**WHAT IS ASKED**
Reproduce, please, the span of lines beginning at the line with "Convert this chart to Chart.js code." and ending at the line with "const TRIANGLE = '#D9AA67';", inclusive, minus any pictures.

Dataset items
^^^^

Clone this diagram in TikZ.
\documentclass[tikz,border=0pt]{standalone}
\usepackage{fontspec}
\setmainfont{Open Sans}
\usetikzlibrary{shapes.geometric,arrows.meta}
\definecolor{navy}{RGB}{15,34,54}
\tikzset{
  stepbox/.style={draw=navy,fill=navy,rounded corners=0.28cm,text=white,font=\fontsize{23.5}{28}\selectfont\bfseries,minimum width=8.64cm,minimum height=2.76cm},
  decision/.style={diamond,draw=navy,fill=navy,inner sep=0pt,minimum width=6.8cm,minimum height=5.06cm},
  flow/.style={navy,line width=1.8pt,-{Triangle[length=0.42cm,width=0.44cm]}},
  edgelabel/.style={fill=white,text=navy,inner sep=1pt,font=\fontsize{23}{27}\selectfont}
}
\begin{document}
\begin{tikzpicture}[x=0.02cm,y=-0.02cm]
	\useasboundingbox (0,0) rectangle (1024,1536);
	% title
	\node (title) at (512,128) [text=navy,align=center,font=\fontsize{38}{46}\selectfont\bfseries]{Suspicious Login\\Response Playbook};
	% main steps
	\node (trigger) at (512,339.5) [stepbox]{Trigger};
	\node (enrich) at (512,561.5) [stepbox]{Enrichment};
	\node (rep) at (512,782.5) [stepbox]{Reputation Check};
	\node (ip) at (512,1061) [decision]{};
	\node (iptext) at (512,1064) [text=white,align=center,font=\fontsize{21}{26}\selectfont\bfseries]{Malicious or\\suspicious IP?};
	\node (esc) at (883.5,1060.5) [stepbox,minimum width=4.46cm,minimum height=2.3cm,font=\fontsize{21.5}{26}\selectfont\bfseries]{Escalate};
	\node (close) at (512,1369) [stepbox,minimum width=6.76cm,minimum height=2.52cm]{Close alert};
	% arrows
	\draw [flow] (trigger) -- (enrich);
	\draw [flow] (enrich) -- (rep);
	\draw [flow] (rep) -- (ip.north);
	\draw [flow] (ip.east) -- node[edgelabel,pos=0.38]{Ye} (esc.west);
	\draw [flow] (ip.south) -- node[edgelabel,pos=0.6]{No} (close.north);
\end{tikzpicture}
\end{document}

^^^^

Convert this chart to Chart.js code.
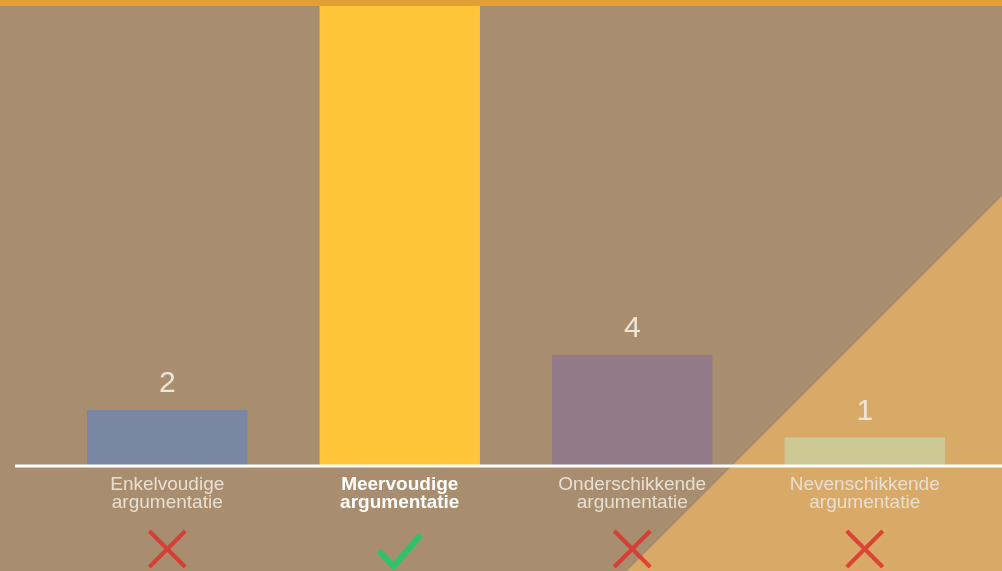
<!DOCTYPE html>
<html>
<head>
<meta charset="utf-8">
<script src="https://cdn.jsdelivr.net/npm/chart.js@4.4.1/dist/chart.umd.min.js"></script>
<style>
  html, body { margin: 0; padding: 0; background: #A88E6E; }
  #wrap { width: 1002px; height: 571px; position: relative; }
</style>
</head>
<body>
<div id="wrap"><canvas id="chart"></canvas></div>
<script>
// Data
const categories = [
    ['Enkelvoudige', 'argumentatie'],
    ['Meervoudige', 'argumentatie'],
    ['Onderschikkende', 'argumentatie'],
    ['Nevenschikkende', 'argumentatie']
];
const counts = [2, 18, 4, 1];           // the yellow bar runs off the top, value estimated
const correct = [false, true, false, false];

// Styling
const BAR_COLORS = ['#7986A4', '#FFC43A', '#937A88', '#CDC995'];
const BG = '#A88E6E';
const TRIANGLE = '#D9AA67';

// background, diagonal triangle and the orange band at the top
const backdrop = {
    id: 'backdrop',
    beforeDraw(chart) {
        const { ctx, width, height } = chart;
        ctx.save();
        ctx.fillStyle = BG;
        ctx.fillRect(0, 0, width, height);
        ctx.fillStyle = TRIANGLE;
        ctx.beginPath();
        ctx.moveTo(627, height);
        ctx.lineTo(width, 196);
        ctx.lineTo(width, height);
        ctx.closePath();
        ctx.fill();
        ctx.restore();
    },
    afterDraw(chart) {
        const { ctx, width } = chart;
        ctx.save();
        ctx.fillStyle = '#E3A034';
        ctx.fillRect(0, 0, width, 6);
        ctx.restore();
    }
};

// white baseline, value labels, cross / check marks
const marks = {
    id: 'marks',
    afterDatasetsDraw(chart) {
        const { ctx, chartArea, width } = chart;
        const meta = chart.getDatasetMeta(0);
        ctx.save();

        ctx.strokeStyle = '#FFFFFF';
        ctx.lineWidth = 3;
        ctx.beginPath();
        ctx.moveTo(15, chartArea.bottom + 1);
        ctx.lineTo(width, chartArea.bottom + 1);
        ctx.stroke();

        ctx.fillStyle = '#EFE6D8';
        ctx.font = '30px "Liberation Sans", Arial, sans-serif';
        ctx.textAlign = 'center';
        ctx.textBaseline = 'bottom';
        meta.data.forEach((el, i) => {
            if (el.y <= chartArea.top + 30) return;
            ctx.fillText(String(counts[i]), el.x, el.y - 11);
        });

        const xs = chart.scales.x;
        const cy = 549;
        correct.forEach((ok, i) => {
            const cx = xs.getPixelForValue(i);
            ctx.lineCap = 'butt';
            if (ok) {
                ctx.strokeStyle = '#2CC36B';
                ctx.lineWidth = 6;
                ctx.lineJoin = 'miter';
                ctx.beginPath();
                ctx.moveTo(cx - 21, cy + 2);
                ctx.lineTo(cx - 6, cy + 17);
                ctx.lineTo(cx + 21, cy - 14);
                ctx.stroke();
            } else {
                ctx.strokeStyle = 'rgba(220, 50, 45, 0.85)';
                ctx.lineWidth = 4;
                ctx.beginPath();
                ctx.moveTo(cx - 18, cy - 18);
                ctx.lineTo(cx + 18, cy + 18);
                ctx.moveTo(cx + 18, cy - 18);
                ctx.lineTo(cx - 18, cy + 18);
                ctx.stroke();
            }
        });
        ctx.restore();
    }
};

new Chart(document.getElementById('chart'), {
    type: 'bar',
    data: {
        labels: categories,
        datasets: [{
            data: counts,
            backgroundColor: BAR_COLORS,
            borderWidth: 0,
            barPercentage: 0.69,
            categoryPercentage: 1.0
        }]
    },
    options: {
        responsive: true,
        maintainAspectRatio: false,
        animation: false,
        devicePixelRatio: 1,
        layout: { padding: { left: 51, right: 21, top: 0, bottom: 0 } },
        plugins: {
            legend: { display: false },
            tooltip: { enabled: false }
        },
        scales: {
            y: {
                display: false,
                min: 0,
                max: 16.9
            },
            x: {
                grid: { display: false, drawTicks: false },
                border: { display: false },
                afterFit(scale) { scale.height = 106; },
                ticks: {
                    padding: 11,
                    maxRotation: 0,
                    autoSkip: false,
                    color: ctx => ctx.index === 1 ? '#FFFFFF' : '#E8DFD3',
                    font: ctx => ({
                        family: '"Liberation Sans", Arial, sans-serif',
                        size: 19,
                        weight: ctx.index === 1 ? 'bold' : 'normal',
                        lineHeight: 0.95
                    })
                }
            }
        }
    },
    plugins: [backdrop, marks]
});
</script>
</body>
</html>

^^^^

**SOLUTION FOR THIS PROBLEM**
Convert this chart to Chart.js code.
<!DOCTYPE html>
<html>
<head>
<meta charset="utf-8">
<script src="https://cdn.jsdelivr.net/npm/chart.js@4.4.1/dist/chart.umd.min.js"></script>
<style>
  html, body { margin: 0; padding: 0; background: #A88E6E; }
  #wrap { width: 1002px; height: 571px; position: relative; }
</style>
</head>
<body>
<div id="wrap"><canvas id="chart"></canvas></div>
<script>
// Data
const categories = [
    ['Enkelvoudige', 'argumentatie'],
    ['Meervoudige', 'argumentatie'],
    ['Onderschikkende', 'argumentatie'],
    ['Nevenschikkende', 'argumentatie']
];
const counts = [2, 18, 4, 1];           // the yellow bar runs off the top, value estimated
const correct = [false, true, false, false];

// Styling
const BAR_COLORS = ['#7986A4', '#FFC43A', '#937A88', '#CDC995'];
const BG = '#A88E6E';
const TRIANGLE = '#D9AA67';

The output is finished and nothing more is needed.